Power in a union
That a dozen field hands working at a vineyard out on Long Island’s North Fork won formal recognition of their union shouldn’t really be any big deal. Since 1938, the New York Constitution has said: “Employees shall have the right to organize and to bargain collectively through representatives of their own choosing.”
But it took 83 years for that high-minded promise to be made real for farm workers, who until now have been barred by law from exercising that fundamental right. So the Sept. 27 certification by the state Public Employment Relations Board that the Pindar Vineyards workers have chosen as their negotiating representative Local 338 of the Retail, Wholesale and Department Store Union/United Food & Commercial Workers is historic. Bravo to RWDSU President Stuart Appelbaum and Local 338 President John Durso.

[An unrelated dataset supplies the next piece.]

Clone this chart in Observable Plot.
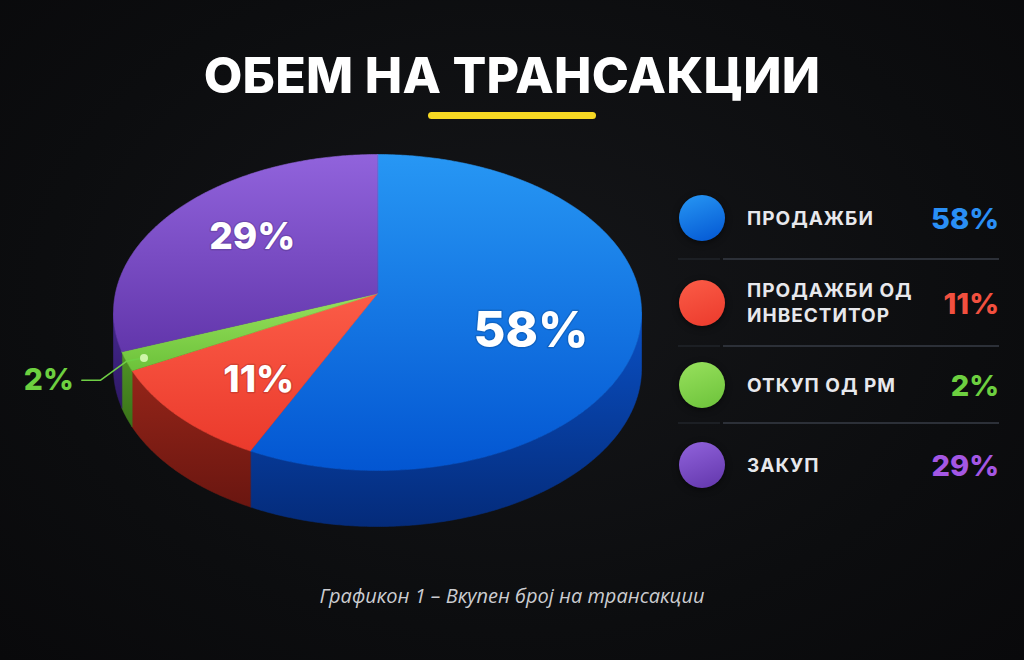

Regular readers know well of our decades of advocacy for farm workers. Back in the last century, Denis Hughes, then president of the state AFLCIO, made it his mission. It became ours as well, as we joined the efforts of advocates like Richard Witt and lawmakers like Assemblywoman Cathy Nolan.
Over the years, we were glad to have pushed labor to fully get involved and to have inspired the New York Civil Liberties Union to challenge the law. Human rights activist Kerry Kennedy, following the path of her father Bobby Kennedy’s alliance with Cesar Chavez, jumped in fully. But like the seasons of the harvest, every year there was disappointment, as the powerful Farm Bureau growers’ lobby blocked any reform.
Upstate dairy worker Crispin Hernandez tried to speak up and was fired on Aug. 31, 2015. His case, brought by the NYCLU, found the exclusion unconstitutional on May 23, 2019. The next month, the Legislature, led by Nolan and Sen. Jessica Ramos, passed the reform bill. And Andrew Cuomo signed it in our newsroom four weeks later.
We raise our glass to all, and hope every farm worker who wishes to organize collectively to advocate for better wages, benefits and working conditions can do so, unimpeded.